In the largest rollback of clean water protections in 50 years, the Supreme Court ruled in 2023 that the Clean Water Act does not protect a majority of the nation’s wetlands and millions of miles of streams. The Court’s decision in Sackett v. Environmental Protection Agency drastically narrows the scope of the Clean Water Act by eliminating protections for wetlands and tributary streams except in extreme, limited circumstances.
The Court’s ruling eliminates safeguards for vital links of our waterways, with no consideration of wetlands’ essential role in filtering and improving water quality, dispersing floodwaters and providing critical habitat for fish and wildlife.
Proven science shows how tributary streams influence downstream waters, and one in three Americans get drinking water from public systems that rely, at least in part, on these small streams. Yet, the Court ignored the plain language of the Clean Water Act that clearly articulates congressional intent to protect these waters.
This ruling defies science, the law and common sense by simply pretending that waters deemed “navigable” cannot be impacted by pollution in their tributaries or adjacent wetlands.
Soon after this decision, the League warned it was only the first blow. Unfortunately, the most recent blow landed in mid-March when the Environmental Protection Agency (EPA) announced an abbreviated public process that effectively asks for input about how to further reduce protection for wetlands and streams.
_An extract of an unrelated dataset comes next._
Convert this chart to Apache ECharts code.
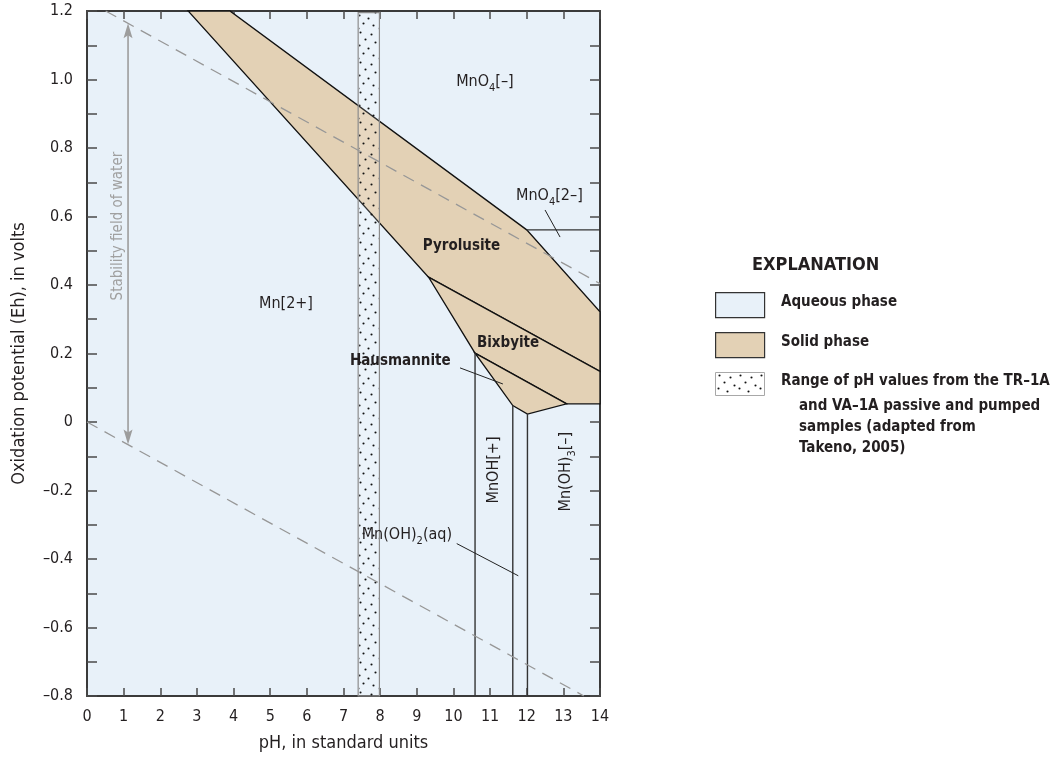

This review will fail to protect our waterways because the regulations will follow the dangerous misinterpretation of the Clean Water Act and faulty definition of Waters of the USA established by the Supreme Court in Sackett v EPA in 2023. However, the League responded by submitted extensive comments detailing why further cuts to clean water protections are unwarranted. Our message to the EPA? Interpretation of the Clean Water Act must adhere to science as well as the clear intent of this bedrock law, which clearly states: “The objective of this Act is to restore and maintain the chemical, physical and biological integrity of the Nation’s waters.”